Step3: Model evaluation: the effectiveness of the proposed model was evaluated using several performance metrics, including Root Mean Squared Error (RMSE), Mean Absolute Error (MAE), Coefficient of Determination (R\(^2\)), and Mean Absolute Percentage Error (MAPE). These metrics were chosen to provide a comprehensive assessment of the model’s accuracy and reliability in predicting agricultural water demand.
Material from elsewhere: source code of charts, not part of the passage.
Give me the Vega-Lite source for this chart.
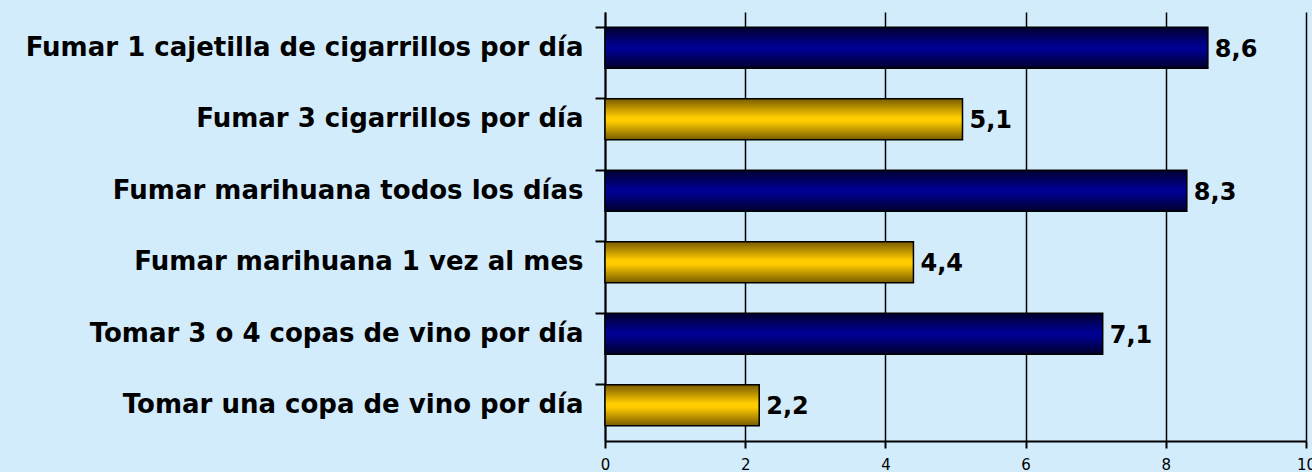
{
  "$schema": "https://vega.github.io/schema/vega-lite/v6.json",
  "autosize": "none",
  "width": 701,
  "height": 429,
  "padding": {"left": 605, "top": 12, "right": 6, "bottom": 31},
  "background": "#d3ecfc",
  "config": {
    "locale": {"number": {"decimal": ",", "thousands": ".", "grouping": [3], "currency": ["", " €"]}},
    "view": {"stroke": null},
    "font": "DejaVu Sans"
  },
  "data": {
    "values": [
      {"actividad": "Fumar 1 cajetilla de cigarrillos por día", "valor": 8.6, "grupo": "alto"},
      {"actividad": "Fumar 3 cigarrillos por día", "valor": 5.1, "grupo": "bajo"},
      {"actividad": "Fumar marihuana todos los días", "valor": 8.3, "grupo": "alto"},
      {"actividad": "Fumar marihuana 1 vez al mes", "valor": 4.4, "grupo": "bajo"},
      {"actividad": "Tomar 3 o 4 copas de vino por día", "valor": 7.1, "grupo": "alto"},
      {"actividad": "Tomar una copa de vino por día", "valor": 2.2, "grupo": "bajo"}
    ]
  },
  "encoding": {
    "y": {
      "field": "actividad",
      "type": "nominal",
      "sort": [
        "Fumar 1 cajetilla de cigarrillos por día",
        "Fumar 3 cigarrillos por día",
        "Fumar marihuana todos los días",
        "Fumar marihuana 1 vez al mes",
        "Tomar 3 o 4 copas de vino por día",
        "Tomar una copa de vino por día"
      ],
      "scale": {"paddingInner": 0.43, "paddingOuter": 0.215},
      "axis": {
        "title": null,
        "bandPosition": 0,
        "domainColor": "#000000",
        "domainWidth": 2,
        "tickColor": "#000000",
        "tickWidth": 2,
        "tickSize": 10,
        "labelPadding": 12,
        "labelFont": "DejaVu Sans",
        "labelFontWeight": "bold",
        "labelFontSize": 26,
        "labelColor": "#000000",
        "labelLimit": 700
      }
    },
    "x": {
      "field": "valor",
      "type": "quantitative",
      "scale": {"domain": [0, 10], "nice": false},
      "axis": {
        "title": null,
        "values": [0, 2, 4, 6, 8, 10],
        "format": "d",
        "grid": true,
        "gridColor": "#000000",
        "gridWidth": 1.5,
        "gridOpacity": 1,
        "domainColor": "#000000",
        "domainWidth": 2,
        "tickColor": "#000000",
        "tickWidth": 2,
        "tickSize": 7,
        "labelPadding": 9,
        "labelFont": "DejaVu Sans",
        "labelFontSize": 15,
        "labelColor": "#000000",
        "labelFlush": false
      }
    }
  },
  "layer": [
    {
      "transform": [{"filter": "datum.grupo === 'alto'"}],
      "mark": {
        "type": "bar",
        "stroke": "#000000",
        "strokeWidth": 1.5,
        "fill": {
          "gradient": "linear", "x1": 0, "y1": 0, "x2": 0, "y2": 1,
          "stops": [
            {"offset": 0, "color": "#00002e"},
            {"offset": 0.45, "color": "#000090"},
            {"offset": 0.55, "color": "#000090"},
            {"offset": 1, "color": "#00002e"}
          ]
        }
      }
    },
    {
      "transform": [{"filter": "datum.grupo === 'bajo'"}],
      "mark": {
        "type": "bar",
        "stroke": "#000000",
        "strokeWidth": 1.5,
        "fill": {
          "gradient": "linear", "x1": 0, "y1": 0, "x2": 0, "y2": 1,
          "stops": [
            {"offset": 0, "color": "#7a5c00"},
            {"offset": 0.45, "color": "#ffcc00"},
            {"offset": 0.55, "color": "#ffcc00"},
            {"offset": 1, "color": "#7a5c00"}
          ]
        }
      }
    },
    {
      "mark": {
        "type": "text",
        "align": "left",
        "baseline": "middle",
        "dx": 7,
        "dy": 2,
        "font": "DejaVu Sans",
        "fontWeight": "bold",
        "fontSize": 24,
        "color": "#000000"
      },
      "encoding": {
        "text": {"field": "valor", "type": "quantitative", "format": ".1f"}
      }
    }
  ]
}
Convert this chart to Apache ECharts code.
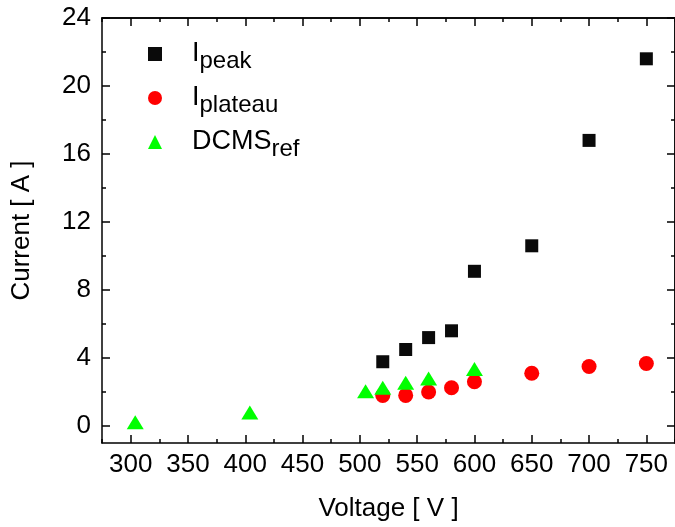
<!DOCTYPE html>
<html>
<head>
<meta charset="utf-8">
<script src="https://cdn.jsdelivr.net/npm/echarts@6/dist/echarts.min.js"></script>
<style>
  html, body { margin: 0; padding: 0; background: #fff; }
  #chart { width: 675px; height: 527px; }
</style>
</head>
<body>
<div id="chart"></div>
<script>
// data
const peakVoltage = [520, 540, 560, 580, 600, 650, 700, 750];
const peakCurrent = [3.78, 4.5, 5.2, 5.6, 9.1, 10.6, 16.8, 21.6];

const plateauVoltage = [520, 540, 560, 580, 600, 650, 700, 750];
const plateauCurrent = [1.8, 1.8, 2.0, 2.25, 2.6, 3.1, 3.5, 3.68];

const dcmsVoltage = [304, 404, 505, 520, 540, 560, 600];
const dcmsCurrent = [0.22, 0.8, 2.05, 2.25, 2.55, 2.8, 3.35];

const xTicks = [300, 350, 400, 450, 500, 550, 600, 650, 700, 750];
const xMinorTicks = [275, 325, 375, 425, 475, 525, 575, 625, 675, 725, 775];
const yTicks = [0, 4, 8, 12, 16, 20, 24];
const yMinorTicks = [2, 6, 10, 14, 18, 22];

const FONT = "Liberation Sans, Arial, sans-serif";
const chart = echarts.init(document.getElementById("chart"));

const pair = (xs, ys) => xs.map((x, i) => [x, ys[i]]);

const lineStyle = { color: "#000", width: 1.5 };

// one axis per tick set, stacked on the same side
const makeX = (position, ticks, len, main) => ({
  type: "value",
  position: position,
  min: 275,
  max: 775,
  name: main ? "Voltage [ V ]" : "",
  nameLocation: "middle",
  nameGap: 53,
  nameTextStyle: { fontFamily: FONT, fontSize: 26, color: "#000" },
  axisLine: { show: main || position === "top", onZero: false, lineStyle: lineStyle },
  axisTick: { show: true, inside: true, length: len, customValues: ticks, lineStyle: lineStyle },
  axisLabel: {
    show: main,
    customValues: xTicks,
    margin: 9,
    fontFamily: FONT,
    fontSize: 26,
    color: "#000",
  },
  splitLine: { show: false },
});

const makeY = (position, ticks, len, main) => ({
  type: "value",
  position: position,
  min: -1,
  max: 24,
  name: main ? "Current [ A ]" : "",
  nameLocation: "middle",
  nameGap: 67,
  nameRotate: 90,
  nameTextStyle: { fontFamily: FONT, fontSize: 26, color: "#000" },
  axisLine: { show: main || position === "right", onZero: false, lineStyle: lineStyle },
  axisTick: { show: true, inside: true, length: len, customValues: ticks, lineStyle: lineStyle },
  axisLabel: {
    show: main,
    customValues: yTicks,
    margin: 11,
    fontFamily: FONT,
    fontSize: 26,
    color: "#000",
  },
  splitLine: { show: false },
});

const legendNames = {
  Ipeak: "{main|I}{sub|peak}",
  Iplateau: "{main|I}{sub|plateau}",
  DCMSref: "{main|DCMS}{sub|ref}",
};

const option = {
  animation: false,
  backgroundColor: "#fff",
  grid: { left: 102, right: -5, top: 18, bottom: 84 },
  legend: {
    orient: "vertical",
    left: 143,
    top: 30,
    itemGap: 6,
    itemWidth: 14,
    itemHeight: 14,
    data: ["Ipeak", "Iplateau", "DCMSref"],
    formatter: (name) => legendNames[name],
    textStyle: {
      fontFamily: FONT,
      color: "#000",
      rich: {
        main: { fontFamily: FONT, fontSize: 27, color: "#000", padding: [0, 0, 0, 25], lineHeight: 30 },
        sub: { fontFamily: FONT, fontSize: 24, color: "#000", padding: [14, 0, 0, 0], lineHeight: 30 },
      },
    },
  },
  xAxis: [
    makeX("bottom", xTicks, 8, true),
    makeX("bottom", xMinorTicks, 4, false),
    makeX("top", xTicks, 8, false),
    makeX("top", xMinorTicks, 4, false),
  ],
  yAxis: [
    makeY("left", yTicks, 8, true),
    makeY("left", yMinorTicks, 4, false),
    makeY("right", yTicks, 8, false),
    makeY("right", yMinorTicks, 4, false),
  ],
  series: [
    {
      name: "Ipeak",
      type: "scatter",
      symbol: "rect",
      symbolSize: 13,
      itemStyle: { color: "#0a0a0a", opacity: 1 },
      data: pair(peakVoltage, peakCurrent),
    },
    {
      name: "Iplateau",
      type: "scatter",
      symbol: "circle",
      symbolSize: 15,
      itemStyle: { color: "#ff0000", opacity: 1 },
      data: pair(plateauVoltage, plateauCurrent),
    },
    {
      name: "DCMSref",
      type: "scatter",
      symbol: "triangle",
      symbolSize: [17, 14],
      itemStyle: { color: "#00ff00", opacity: 1 },
      data: pair(dcmsVoltage, dcmsCurrent),
    },
  ],
};

chart.setOption(option);
</script>
</body>
</html>
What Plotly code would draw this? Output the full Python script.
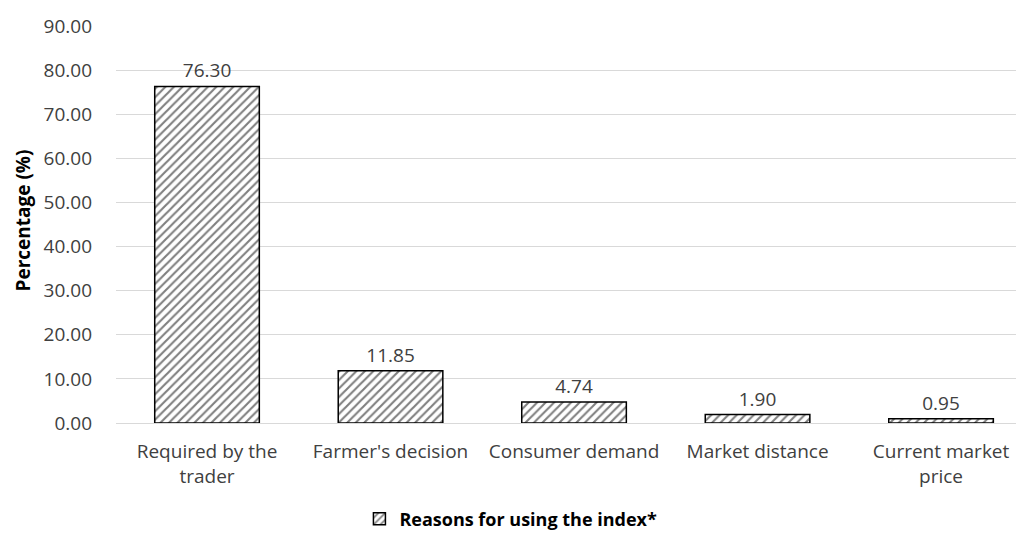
import plotly.graph_objects as go

categories = ["Required by the<br>trader", "Farmer's decision", "Consumer demand", "Market distance", "Current market<br>price"]
values = [76.30, 11.85, 4.74, 1.90, 0.95]
labels = ["76.30", "11.85", "4.74", "1.90", "0.95"]
series_name = "Reasons for using the index*"
y_title = "Percentage (%)"
y_ticks = [0, 10, 20, 30, 40, 50, 60, 70, 80, 90]

FONT = "'Open Sans', Lato, sans-serif"

fig = go.Figure()
fig.add_trace(go.Bar(
    x=list(range(len(categories))),
    y=values,
    name=series_name,
    width=0.57,
    text=labels,
    textposition="outside",
    textfont=dict(size=19, color="#404040", family=FONT),
    cliponaxis=False,
    marker=dict(
        color="white",
        line=dict(color="black", width=1.5),
        pattern=dict(shape="/", fgcolor="black", bgcolor="white", size=6, solidity=0.35),
    ),
    showlegend=True,
))

fig.update_layout(
    width=1016, height=535,
    margin=dict(l=108, r=0, t=18, b=120, autoexpand=False),
    paper_bgcolor="white", plot_bgcolor="white",
    font=dict(family=FONT, size=19, color="#404040"),
    showlegend=True,
    legend=dict(
        orientation="h", xref="container", x=0.495, xanchor="center",
        y=-0.242, yanchor="middle",
        font=dict(size=18, color="black", family=FONT, weight="bold"),
        itemwidth=30,
    ),
    xaxis=dict(
        tickmode="array", tickvals=list(range(len(categories))), ticktext=categories,
        range=[-0.496, 4.452], showgrid=False, showline=False, ticks="",
        ticklabelstandoff=15,
        tickfont=dict(size=19, color="#404040"), automargin=False,
    ),
    yaxis=dict(
        range=[0, 90], tickvals=y_ticks, tickformat=".2f",
        showgrid=True, gridcolor="#d9d9d9", gridwidth=1,
        zeroline=True, zerolinecolor="#d9d9d9", zerolinewidth=1,
        showline=False, ticks="", automargin=False,
        ticklabelstandoff=23,
        tickfont=dict(size=19, color="#404040"),
    ),
    annotations=[dict(
        text=y_title, textangle=-90, showarrow=False,
        xref="paper", yref="paper", x=0, y=0.5,
        xanchor="center", yanchor="middle", xshift=-94, yshift=4,
        font=dict(size=19, color="black", family=FONT, weight="bold"),
    )],
)

fig.write_html("out.html")
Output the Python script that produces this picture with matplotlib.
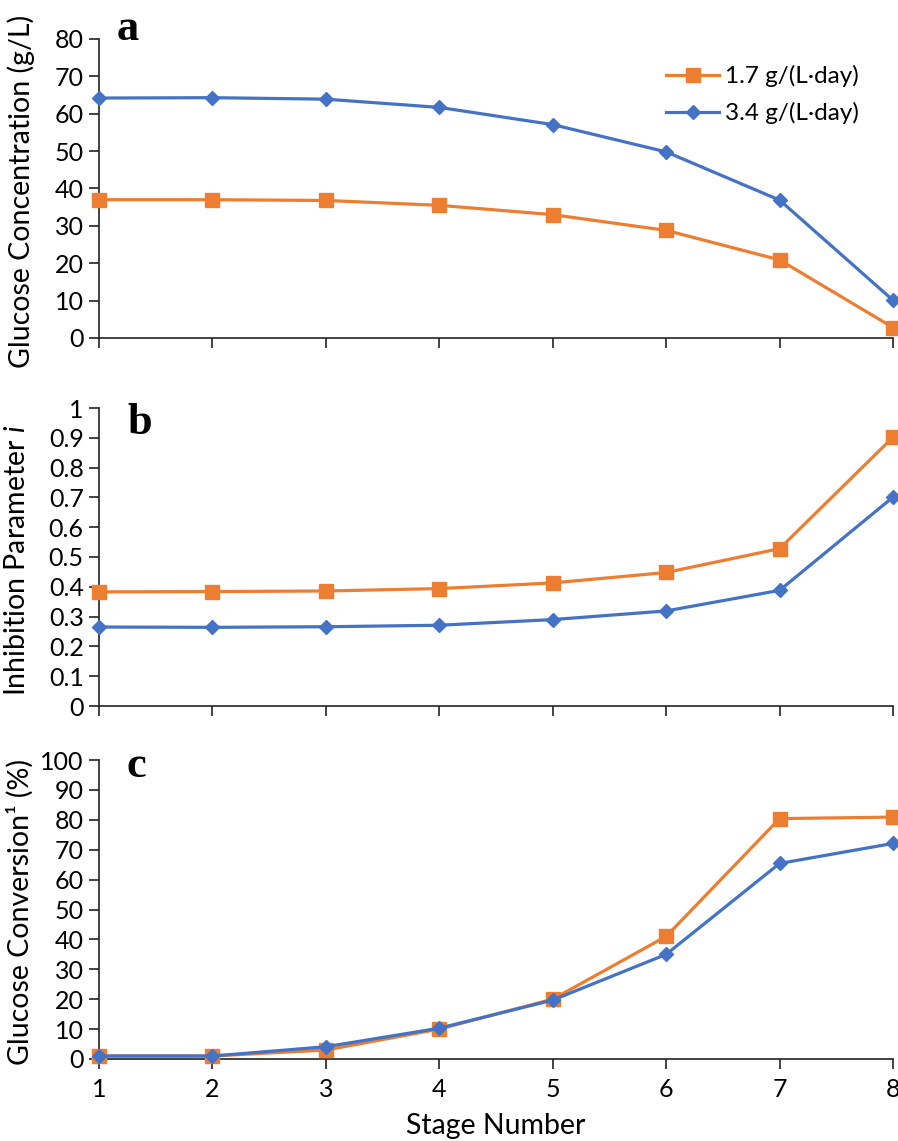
import matplotlib
matplotlib.use("Agg")
import matplotlib.pyplot as plt

plt.rcParams['font.family'] = ['Lato', 'DejaVu Sans']
plt.rcParams['mathtext.fontset'] = 'custom'
plt.rcParams['mathtext.rm'] = 'Lato'
plt.rcParams['mathtext.it'] = 'Lato:italic'

stages = [1, 2, 3, 4, 5, 6, 7, 8]
series_labels = ['1.7 g/(L·day)', '3.4 g/(L·day)']

# panel a - glucose concentration (g/L)
conc_17 = [37.0, 37.0, 36.8, 35.5, 33.0, 28.8, 20.9, 2.8]
conc_34 = [64.2, 64.3, 63.9, 61.7, 57.1, 49.8, 36.9, 10.1]
# panel b - inhibition parameter i
inhib_17 = [0.383, 0.384, 0.386, 0.394, 0.413, 0.448, 0.528, 0.902]
inhib_34 = [0.265, 0.264, 0.266, 0.271, 0.290, 0.319, 0.388, 0.701]
# panel c - glucose conversion (%)
conv_17 = [1.0, 1.0, 3.0, 10.0, 20.0, 41.0, 80.4, 80.9]
conv_34 = [1.0, 1.0, 4.1, 10.3, 19.7, 35.0, 65.4, 72.1]

orange = '#ED7D31'
blue = '#4472C4'

W, H = 898, 1141
fig = plt.figure(figsize=(W/100, H/100), dpi=100)
left, width = 99/W, 794/W
tops = [39, 408, 760]
bottoms = [338, 706, 1059]
# panel letter positions (px): left x, baseline y
letter_pos = [(117, 40), (127, 434), (127, 777)]

panels = [
    (conc_17, conc_34, (0, 80), list(range(0, 81, 10)), 'Glucose Concentration (g/L)', 'a', -0.080),
    (inhib_17, inhib_34, (0, 1), [0, 0.1, 0.2, 0.3, 0.4, 0.5, 0.6, 0.7, 0.8, 0.9, 1], 'Inhibition Parameter $i$', 'b', -0.087),
    (conv_17, conv_34, (0, 100), list(range(0, 101, 10)), 'Glucose Conversion¹ (%)', 'c', -0.082),
]
ytl = [None, ['0', '0.1', '0.2', '0.3', '0.4', '0.5', '0.6', '0.7', '0.8', '0.9', '1'], None]

axes = []
for k, (s1, s2, ylim, yt, ylab, letter, lx) in enumerate(panels):
    ax = fig.add_axes([left, 1 - bottoms[k]/H, width, (bottoms[k]-tops[k])/H])
    ax.plot(stages, s1, color=orange, lw=2.3, marker='s', ms=10, clip_on=False, zorder=3, label=series_labels[0])
    ax.plot(stages, s2, color=blue, lw=2.3, marker='D', ms=7, clip_on=False, zorder=4, label=series_labels[1])
    ax.set_xlim(1, 8)
    ax.set_ylim(*ylim)
    ax.set_xticks(stages)
    ax.set_yticks(yt)
    if ytl[k]:
        ax.set_yticklabels(ytl[k])
    for s in ['top', 'right']:
        ax.spines[s].set_visible(False)
    for s in ['left', 'bottom']:
        ax.spines[s].set_color('#222222')
        ax.spines[s].set_linewidth(1.2)
    ax.tick_params(direction='out', length=7, width=1.2, color='#222222', labelsize=18, pad=4)
    ax.tick_params(axis='x', pad=7)
    if k < 2:
        ax.tick_params(axis='x', labelbottom=False)
    ax.set_ylabel(ylab, fontsize=20.5)
    ax.yaxis.set_label_coords(lx, 0.49)
    lxp, lyp = letter_pos[k]
    fig.text(lxp/W, 1 - lyp/H, letter, fontsize=32, fontweight='bold',
             family='Liberation Serif', va='baseline', ha='left')
    axes.append(ax)

axes[0].legend(loc='upper right', bbox_to_anchor=(0.985, 0.985), frameon=False, fontsize=17.5,
               handlelength=2.2, handletextpad=0.25, labelspacing=0.6)
axes[2].set_xlabel('Stage Number', fontsize=20.5, labelpad=8)

fig.savefig('out.png', dpi=100)
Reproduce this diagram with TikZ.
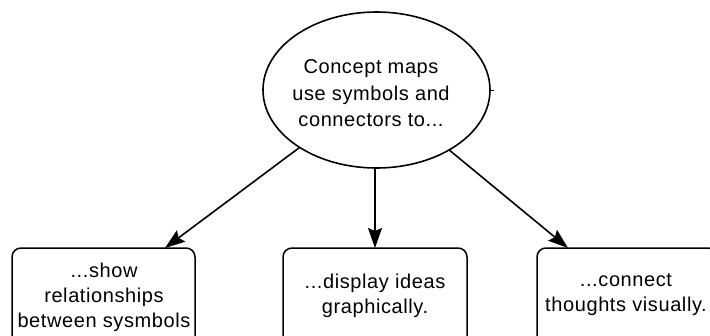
\documentclass[tikz,border=0pt]{standalone}
\usepackage{fontspec}
\setmainfont[LetterSpace=3]{Liberation Sans}
\usetikzlibrary{arrows.meta,shapes.geometric}
\begin{document}
\begin{tikzpicture}[x=1pt,y=-1pt,
  every node/.style={inner sep=0pt,outer sep=0pt},
  concept/.style={draw=black,line width=1.6pt,ellipse,minimum width=227pt,minimum height=156pt},
  leaf/.style={draw=black,line width=1.5pt,rounded corners=9pt,minimum height=98pt},
  txt/.style={align=center,font=\fontsize{20}{25}\selectfont},
  link/.style={line width=1.6pt,-{Stealth[length=20pt,width=14pt,inset=3pt]}}]
\useasboundingbox (0,0) rectangle (710,335);
\clip (0,0) rectangle (710,335);
\fill[white] (0,0) rectangle (710,335);
\node[concept] (e) at (376.5,90) {};
\node[txt,font=\fontsize{20}{26.5}\selectfont] (et) at (371,93.5) {Concept maps\\use symbols and\\connectors to...};
\draw[line width=1pt] (490,90) -- (494,90);
\node[leaf,minimum width=183pt] (lb) at (103.5,297) {};
\node[txt] (lt) at (104,297) {...show\\relationships\\between sysmbols};
\node[leaf,minimum width=184pt] (mb) at (375,297) {};
\node[txt] (mt) at (375,295.5) {...display ideas\\graphically.};
\node[leaf,minimum width=180pt] (rb) at (627,297) {};
\node[txt] (rt) at (626,295) {...connect\\thoughts visually.};
\coordinate (tl) at (165,248);
\coordinate (tm) at (375,248);
\coordinate (tr) at (568,248);
\draw[link] (e) -- (tl |- lb.north);
\draw[link] (e.south -| tm) -- (tm |- mb.north);
\draw[link] (e) -- (tr |- rb.north);
\end{tikzpicture}
\end{document}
$$\begin{aligned} \text {RMSE}= & \sqrt{\frac{1}{n}\sum _{i=1}^{n}(y_i - \hat{y_i})^2} \end{aligned}$$

(12)

$$\begin{aligned} \text {MAE}= & \frac{1}{n}\sum _{i=1}^{n}|y_i - \hat{y_i}| \end{aligned}$$

(13)

$$\begin{aligned} R^2= & 1 - \frac{\sum _{i=1}^{n}(y_i - \hat{y_i})^2}{\sum _{i=1}^{n}(y_i - {\bar{y}})^2} \end{aligned}$$

(14)

$$\begin{aligned} \text {MAPE}= & \frac{100\%}{n} \sum _{i=1}^{n} \left| \frac{y_i - \hat{y_i}}{y_i} \right| \end{aligned}$$

(15)

where \(n\) is the number of observations, \(y_i\) is the actual value, \(\hat{y_i}\) is the predicted value, and \({\bar{y}}\) is the mean of the actual values.

These metrics collectively provide a comprehensive evaluation of the model’s performance in predicting agricultural water demand, ensuring both accuracy and reliability in different aspects of the predictions.